▸ **What is being asked**: Determine the count of lines holding "drawn" and give that count alone.

::: Given records

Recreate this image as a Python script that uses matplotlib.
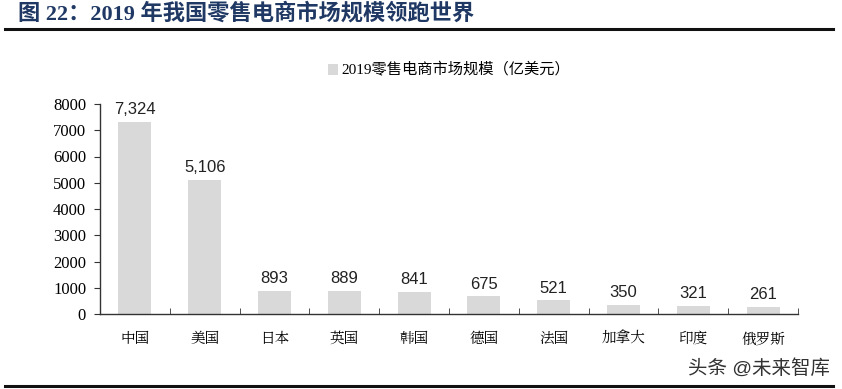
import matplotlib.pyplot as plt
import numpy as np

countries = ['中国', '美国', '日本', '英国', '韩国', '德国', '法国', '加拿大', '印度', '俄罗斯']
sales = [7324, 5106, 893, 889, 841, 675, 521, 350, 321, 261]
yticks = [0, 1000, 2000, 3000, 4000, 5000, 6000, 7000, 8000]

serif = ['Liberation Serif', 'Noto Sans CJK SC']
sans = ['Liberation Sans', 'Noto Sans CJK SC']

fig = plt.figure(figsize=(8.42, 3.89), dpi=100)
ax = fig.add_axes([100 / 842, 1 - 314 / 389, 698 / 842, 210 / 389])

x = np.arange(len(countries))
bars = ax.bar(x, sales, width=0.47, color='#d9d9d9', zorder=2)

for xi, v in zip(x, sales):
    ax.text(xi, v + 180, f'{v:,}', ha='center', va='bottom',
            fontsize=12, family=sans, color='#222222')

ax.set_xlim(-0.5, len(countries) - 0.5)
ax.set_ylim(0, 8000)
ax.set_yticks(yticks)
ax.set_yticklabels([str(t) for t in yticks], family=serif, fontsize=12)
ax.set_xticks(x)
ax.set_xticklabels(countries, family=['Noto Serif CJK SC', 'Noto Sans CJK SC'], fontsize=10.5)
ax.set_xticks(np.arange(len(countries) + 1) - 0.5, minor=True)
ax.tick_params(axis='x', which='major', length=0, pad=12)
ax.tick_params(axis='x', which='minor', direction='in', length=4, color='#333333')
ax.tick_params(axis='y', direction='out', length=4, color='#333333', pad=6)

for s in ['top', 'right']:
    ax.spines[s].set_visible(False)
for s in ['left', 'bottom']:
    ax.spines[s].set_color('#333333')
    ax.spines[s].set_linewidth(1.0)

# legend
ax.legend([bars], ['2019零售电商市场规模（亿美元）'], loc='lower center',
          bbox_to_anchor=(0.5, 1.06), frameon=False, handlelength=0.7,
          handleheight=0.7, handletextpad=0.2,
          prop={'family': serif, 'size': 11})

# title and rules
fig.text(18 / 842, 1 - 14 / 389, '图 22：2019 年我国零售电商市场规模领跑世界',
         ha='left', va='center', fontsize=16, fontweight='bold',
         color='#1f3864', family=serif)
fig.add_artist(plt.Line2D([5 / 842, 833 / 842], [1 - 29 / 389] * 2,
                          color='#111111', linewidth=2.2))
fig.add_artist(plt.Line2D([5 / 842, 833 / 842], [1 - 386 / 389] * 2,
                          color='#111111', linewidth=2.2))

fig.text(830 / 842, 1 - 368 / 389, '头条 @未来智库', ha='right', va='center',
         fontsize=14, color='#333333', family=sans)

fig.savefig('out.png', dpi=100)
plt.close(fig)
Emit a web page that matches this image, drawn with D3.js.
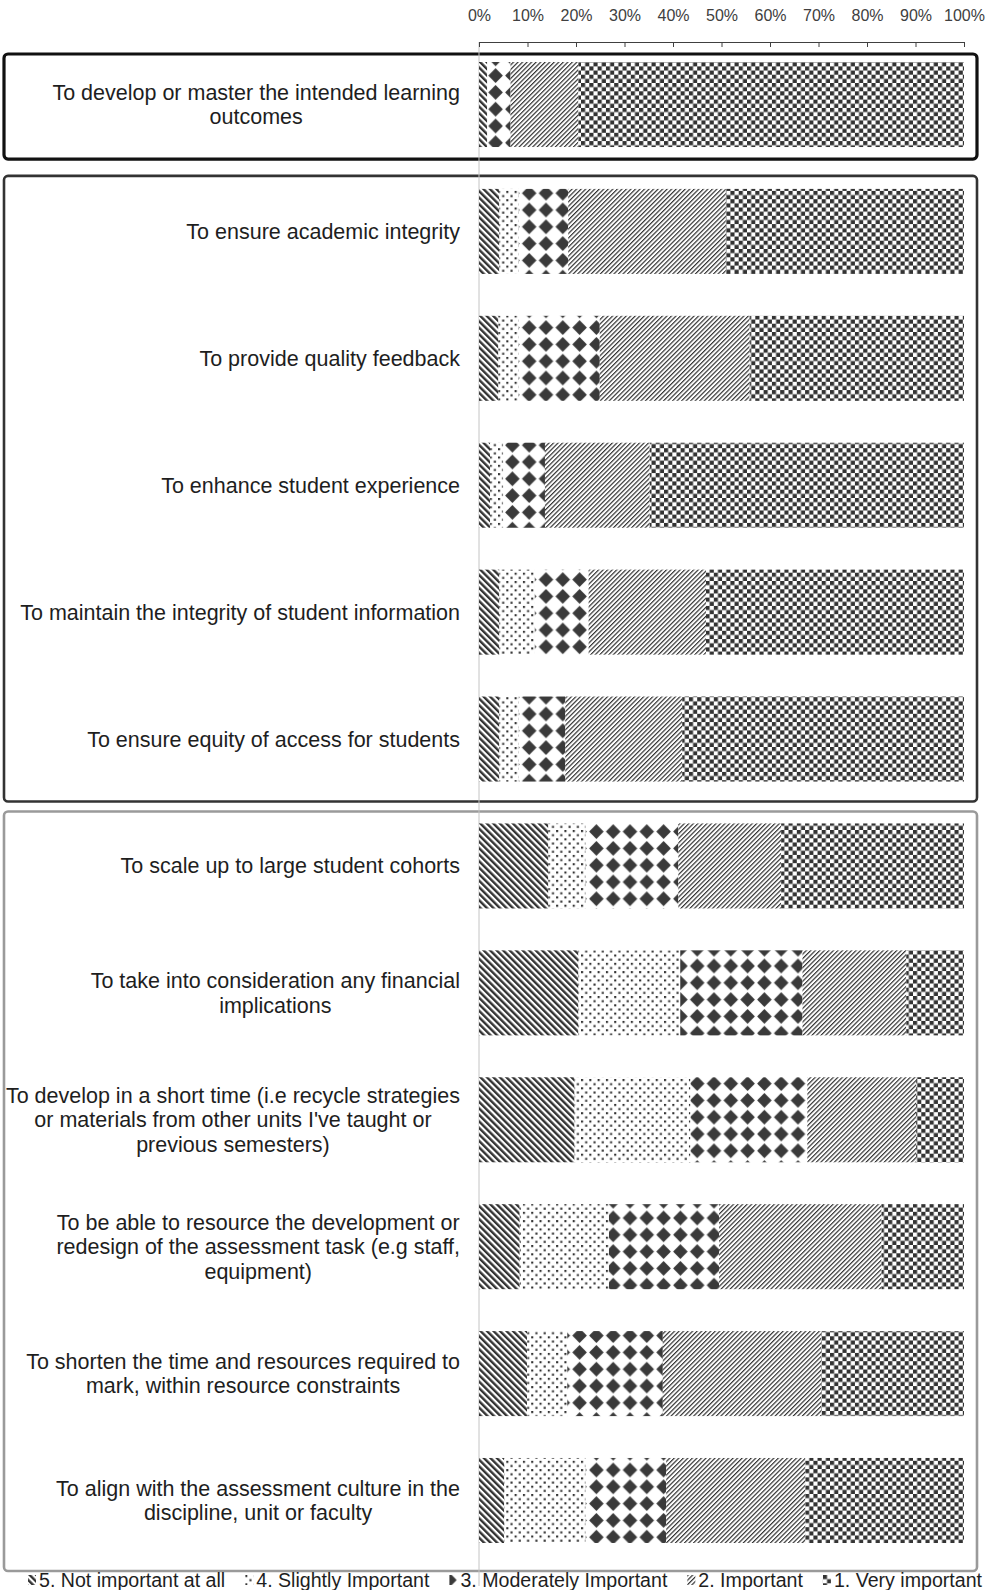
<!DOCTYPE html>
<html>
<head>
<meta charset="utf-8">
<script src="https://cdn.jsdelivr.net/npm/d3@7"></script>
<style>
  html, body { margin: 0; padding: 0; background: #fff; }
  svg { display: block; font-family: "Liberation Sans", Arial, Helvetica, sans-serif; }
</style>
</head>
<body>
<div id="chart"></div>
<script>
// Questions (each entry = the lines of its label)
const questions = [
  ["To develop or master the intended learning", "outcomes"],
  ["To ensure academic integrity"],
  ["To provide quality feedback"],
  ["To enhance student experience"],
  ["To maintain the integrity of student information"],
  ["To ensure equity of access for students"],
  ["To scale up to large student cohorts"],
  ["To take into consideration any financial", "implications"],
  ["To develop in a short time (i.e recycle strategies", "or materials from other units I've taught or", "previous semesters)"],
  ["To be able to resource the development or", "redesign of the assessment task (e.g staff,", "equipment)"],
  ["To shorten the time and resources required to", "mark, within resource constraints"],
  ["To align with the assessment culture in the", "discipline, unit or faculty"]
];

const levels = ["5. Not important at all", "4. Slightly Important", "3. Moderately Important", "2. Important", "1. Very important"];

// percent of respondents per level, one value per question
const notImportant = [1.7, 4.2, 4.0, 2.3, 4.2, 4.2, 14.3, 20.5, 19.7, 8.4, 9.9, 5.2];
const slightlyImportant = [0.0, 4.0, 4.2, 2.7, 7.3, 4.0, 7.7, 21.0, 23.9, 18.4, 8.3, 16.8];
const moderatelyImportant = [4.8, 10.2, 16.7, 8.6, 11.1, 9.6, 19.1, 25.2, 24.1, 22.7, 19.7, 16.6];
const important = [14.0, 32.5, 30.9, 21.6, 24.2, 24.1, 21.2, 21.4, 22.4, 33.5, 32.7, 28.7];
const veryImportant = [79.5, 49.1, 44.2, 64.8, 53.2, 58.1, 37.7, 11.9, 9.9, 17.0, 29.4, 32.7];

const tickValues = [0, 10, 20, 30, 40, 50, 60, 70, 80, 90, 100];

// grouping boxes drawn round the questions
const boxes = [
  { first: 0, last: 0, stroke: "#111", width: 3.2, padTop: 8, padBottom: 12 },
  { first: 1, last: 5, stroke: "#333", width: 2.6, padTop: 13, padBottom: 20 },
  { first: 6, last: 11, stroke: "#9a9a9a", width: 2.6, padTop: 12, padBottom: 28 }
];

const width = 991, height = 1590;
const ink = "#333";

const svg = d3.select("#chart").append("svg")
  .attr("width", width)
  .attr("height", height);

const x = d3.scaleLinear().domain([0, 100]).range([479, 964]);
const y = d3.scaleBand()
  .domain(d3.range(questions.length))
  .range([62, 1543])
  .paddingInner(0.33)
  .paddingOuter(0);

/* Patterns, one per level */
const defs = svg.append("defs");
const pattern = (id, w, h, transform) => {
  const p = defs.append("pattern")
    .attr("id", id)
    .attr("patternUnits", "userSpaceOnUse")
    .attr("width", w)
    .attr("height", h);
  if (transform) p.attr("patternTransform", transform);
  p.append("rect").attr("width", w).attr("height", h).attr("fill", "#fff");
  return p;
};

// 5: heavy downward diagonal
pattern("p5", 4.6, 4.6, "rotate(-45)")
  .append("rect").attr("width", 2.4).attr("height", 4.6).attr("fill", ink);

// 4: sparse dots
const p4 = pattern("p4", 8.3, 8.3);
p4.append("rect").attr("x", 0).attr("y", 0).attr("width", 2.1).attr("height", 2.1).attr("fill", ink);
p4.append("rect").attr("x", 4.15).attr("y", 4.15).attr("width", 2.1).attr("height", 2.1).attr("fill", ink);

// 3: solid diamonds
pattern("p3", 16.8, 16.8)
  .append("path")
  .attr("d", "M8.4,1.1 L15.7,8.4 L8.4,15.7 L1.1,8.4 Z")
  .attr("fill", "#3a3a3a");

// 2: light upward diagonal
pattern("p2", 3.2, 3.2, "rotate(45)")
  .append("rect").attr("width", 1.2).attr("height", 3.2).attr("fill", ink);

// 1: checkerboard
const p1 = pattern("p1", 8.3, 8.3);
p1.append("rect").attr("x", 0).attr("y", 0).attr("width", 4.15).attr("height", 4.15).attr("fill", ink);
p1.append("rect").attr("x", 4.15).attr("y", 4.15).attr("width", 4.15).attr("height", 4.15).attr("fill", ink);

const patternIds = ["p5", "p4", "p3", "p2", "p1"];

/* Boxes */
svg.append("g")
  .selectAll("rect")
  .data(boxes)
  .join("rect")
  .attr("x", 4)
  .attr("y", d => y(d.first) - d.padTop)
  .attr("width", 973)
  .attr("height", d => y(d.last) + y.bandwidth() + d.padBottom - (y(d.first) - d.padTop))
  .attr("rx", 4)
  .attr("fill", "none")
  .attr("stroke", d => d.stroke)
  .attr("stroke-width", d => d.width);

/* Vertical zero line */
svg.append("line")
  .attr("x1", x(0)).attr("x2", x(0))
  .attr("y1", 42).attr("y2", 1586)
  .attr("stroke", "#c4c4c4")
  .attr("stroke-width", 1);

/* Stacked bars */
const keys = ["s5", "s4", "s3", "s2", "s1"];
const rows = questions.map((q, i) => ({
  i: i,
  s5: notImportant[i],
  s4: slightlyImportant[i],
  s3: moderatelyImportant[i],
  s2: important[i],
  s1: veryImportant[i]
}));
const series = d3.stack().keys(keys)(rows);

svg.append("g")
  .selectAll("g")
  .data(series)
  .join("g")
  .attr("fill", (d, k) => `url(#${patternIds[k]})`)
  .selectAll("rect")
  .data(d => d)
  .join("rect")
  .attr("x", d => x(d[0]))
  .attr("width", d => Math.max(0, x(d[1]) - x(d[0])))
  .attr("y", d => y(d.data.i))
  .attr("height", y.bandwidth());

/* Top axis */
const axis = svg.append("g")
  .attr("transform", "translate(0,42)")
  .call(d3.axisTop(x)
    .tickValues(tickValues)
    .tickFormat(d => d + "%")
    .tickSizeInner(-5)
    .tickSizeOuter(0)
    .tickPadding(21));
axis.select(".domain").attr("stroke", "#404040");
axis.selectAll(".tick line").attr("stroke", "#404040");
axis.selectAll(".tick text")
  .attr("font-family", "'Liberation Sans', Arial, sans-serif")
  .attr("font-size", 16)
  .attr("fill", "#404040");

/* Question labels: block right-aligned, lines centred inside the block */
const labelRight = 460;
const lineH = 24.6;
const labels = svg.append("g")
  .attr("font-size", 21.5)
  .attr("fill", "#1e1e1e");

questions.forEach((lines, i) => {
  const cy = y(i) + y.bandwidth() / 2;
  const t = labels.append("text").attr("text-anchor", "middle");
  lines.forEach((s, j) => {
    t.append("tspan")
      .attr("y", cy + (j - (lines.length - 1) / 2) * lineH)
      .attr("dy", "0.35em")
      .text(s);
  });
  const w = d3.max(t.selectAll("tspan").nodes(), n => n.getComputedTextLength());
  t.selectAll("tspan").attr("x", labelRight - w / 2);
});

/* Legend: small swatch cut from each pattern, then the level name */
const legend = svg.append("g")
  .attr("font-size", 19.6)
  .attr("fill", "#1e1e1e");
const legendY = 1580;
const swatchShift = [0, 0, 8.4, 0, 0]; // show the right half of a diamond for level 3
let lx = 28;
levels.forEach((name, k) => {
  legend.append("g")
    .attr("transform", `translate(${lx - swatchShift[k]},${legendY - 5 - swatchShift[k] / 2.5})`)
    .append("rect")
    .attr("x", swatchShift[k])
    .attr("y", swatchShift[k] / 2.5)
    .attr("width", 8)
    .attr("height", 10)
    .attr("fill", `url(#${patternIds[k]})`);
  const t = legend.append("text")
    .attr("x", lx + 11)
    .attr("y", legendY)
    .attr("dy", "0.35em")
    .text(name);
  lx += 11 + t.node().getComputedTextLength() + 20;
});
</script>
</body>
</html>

::::::

▸ **Response for this exercise**: 2